Given material –
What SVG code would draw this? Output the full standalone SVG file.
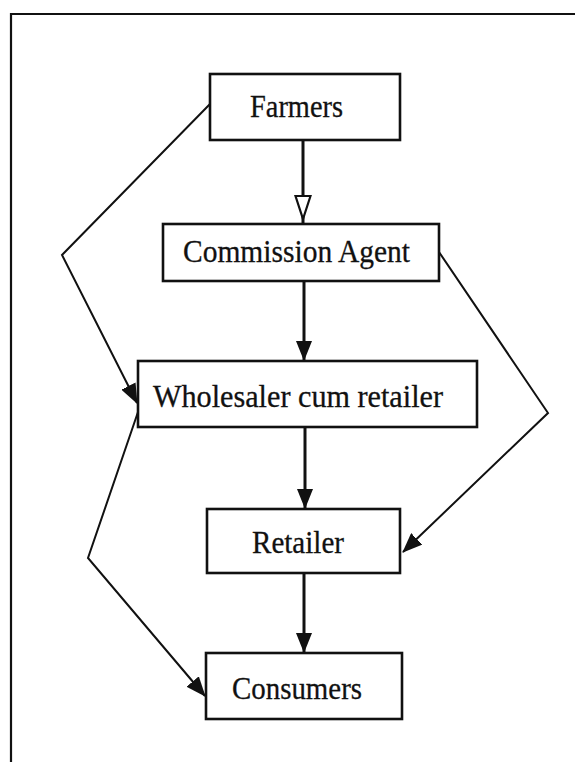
<svg xmlns="http://www.w3.org/2000/svg" width="575" height="762" viewBox="0 0 575 762">
<style>
.box{fill:#fff;stroke:#111;stroke-width:2.6}
.lbl{font-family:"Liberation Serif","Times New Roman",serif;font-size:32px;fill:#111;stroke:#111;stroke-width:0.3;text-anchor:middle}
.c{fill:none;stroke:#111;stroke-width:2}
.v{fill:none;stroke:#111;stroke-width:3}
</style>
<defs>
<marker id="fa" viewBox="0 0 20 16" refX="19" refY="8" markerWidth="20" markerHeight="16" markerUnits="userSpaceOnUse" orient="auto">
<path d="M0,0 L20,8 L0,16 Z" fill="#111"/>
</marker>
<marker id="ha" viewBox="0 0 26 18" refX="24" refY="9" markerWidth="26" markerHeight="18" markerUnits="userSpaceOnUse" orient="auto">
<path d="M1,1.5 L24,9 L1,16.5 Z" fill="#fff" stroke="#111" stroke-width="2.2"/>
</marker>
</defs>
<rect width="575" height="762" fill="#fff"/>
<path d="M11,762 L11,14 L575,14" fill="none" stroke="#111" stroke-width="2.2"/>
<g id="connectors">
<line class="v" x1="303" y1="140" x2="303" y2="219" marker-end="url(#ha)"/>
<line class="v" x1="303" y1="219" x2="303" y2="224"/>
<line class="v" x1="304" y1="281" x2="304" y2="360" marker-end="url(#fa)"/>
<line class="v" x1="305" y1="427" x2="305" y2="508" marker-end="url(#fa)"/>
<line class="v" x1="304" y1="573" x2="304" y2="652" marker-end="url(#fa)"/>
<polyline class="c" points="210,104 62,255 137,403" marker-end="url(#fa)"/>
<polyline class="c" points="439,252 548,413 403,552" marker-end="url(#fa)"/>
<polyline class="c" points="138,412 88,558 205,696" marker-end="url(#fa)"/>
</g>
<g id="farmers">
<rect class="box" x="210" y="74" width="190" height="66"/>
<text class="lbl" x="296.5" y="117" textLength="93" lengthAdjust="spacingAndGlyphs">Farmers</text>
</g>
<g id="commission-agent">
<rect class="box" x="163" y="224" width="276" height="57"/>
<text class="lbl" x="296.5" y="262" textLength="227" lengthAdjust="spacingAndGlyphs">Commission Agent</text>
</g>
<g id="wholesaler">
<rect class="box" x="138" y="361" width="339" height="66"/>
<text class="lbl" x="298" y="407" textLength="290" lengthAdjust="spacingAndGlyphs">Wholesaler cum retailer</text>
</g>
<g id="retailer">
<rect class="box" x="207" y="509" width="193" height="64"/>
<text class="lbl" x="298" y="553" textLength="92" lengthAdjust="spacingAndGlyphs">Retailer</text>
</g>
<g id="consumers">
<rect class="box" x="206" y="653" width="196" height="66"/>
<text class="lbl" x="297" y="699" textLength="130" lengthAdjust="spacingAndGlyphs">Consumers</text>
</g>
</svg>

Written request – Write out again every line above exactly as given; the pictures do not belong in the copy.

Finished exercise –
What SVG code would draw this? Output the full standalone SVG file.
<svg xmlns="http://www.w3.org/2000/svg" width="575" height="762" viewBox="0 0 575 762">
<style>
.box{fill:#fff;stroke:#111;stroke-width:2.6}
.lbl{font-family:"Liberation Serif","Times New Roman",serif;font-size:32px;fill:#111;stroke:#111;stroke-width:0.3;text-anchor:middle}
.c{fill:none;stroke:#111;stroke-width:2}
.v{fill:none;stroke:#111;stroke-width:3}
</style>
<defs>
<marker id="fa" viewBox="0 0 20 16" refX="19" refY="8" markerWidth="20" markerHeight="16" markerUnits="userSpaceOnUse" orient="auto">
<path d="M0,0 L20,8 L0,16 Z" fill="#111"/>
</marker>
<marker id="ha" viewBox="0 0 26 18" refX="24" refY="9" markerWidth="26" markerHeight="18" markerUnits="userSpaceOnUse" orient="auto">
<path d="M1,1.5 L24,9 L1,16.5 Z" fill="#fff" stroke="#111" stroke-width="2.2"/>
</marker>
</defs>
<rect width="575" height="762" fill="#fff"/>
<path d="M11,762 L11,14 L575,14" fill="none" stroke="#111" stroke-width="2.2"/>
<g id="connectors">
<line class="v" x1="303" y1="140" x2="303" y2="219" marker-end="url(#ha)"/>
<line class="v" x1="303" y1="219" x2="303" y2="224"/>
<line class="v" x1="304" y1="281" x2="304" y2="360" marker-end="url(#fa)"/>
<line class="v" x1="305" y1="427" x2="305" y2="508" marker-end="url(#fa)"/>
<line class="v" x1="304" y1="573" x2="304" y2="652" marker-end="url(#fa)"/>
<polyline class="c" points="210,104 62,255 137,403" marker-end="url(#fa)"/>
<polyline class="c" points="439,252 548,413 403,552" marker-end="url(#fa)"/>
<polyline class="c" points="138,412 88,558 205,696" marker-end="url(#fa)"/>
</g>
<g id="farmers">
<rect class="box" x="210" y="74" width="190" height="66"/>
<text class="lbl" x="296.5" y="117" textLength="93" lengthAdjust="spacingAndGlyphs">Farmers</text>
</g>
<g id="commission-agent">
<rect class="box" x="163" y="224" width="276" height="57"/>
<text class="lbl" x="296.5" y="262" textLength="227" lengthAdjust="spacingAndGlyphs">Commission Agent</text>
</g>
<g id="wholesaler">
<rect class="box" x="138" y="361" width="339" height="66"/>
<text class="lbl" x="298" y="407" textLength="290" lengthAdjust="spacingAndGlyphs">Wholesaler cum retailer</text>
</g>
<g id="retailer">
<rect class="box" x="207" y="509" width="193" height="64"/>
<text class="lbl" x="298" y="553" textLength="92" lengthAdjust="spacingAndGlyphs">Retailer</text>
</g>
<g id="consumers">
<rect class="box" x="206" y="653" width="196" height="66"/>
<text class="lbl" x="297" y="699" textLength="130" lengthAdjust="spacingAndGlyphs">Consumers</text>
</g>
</svg>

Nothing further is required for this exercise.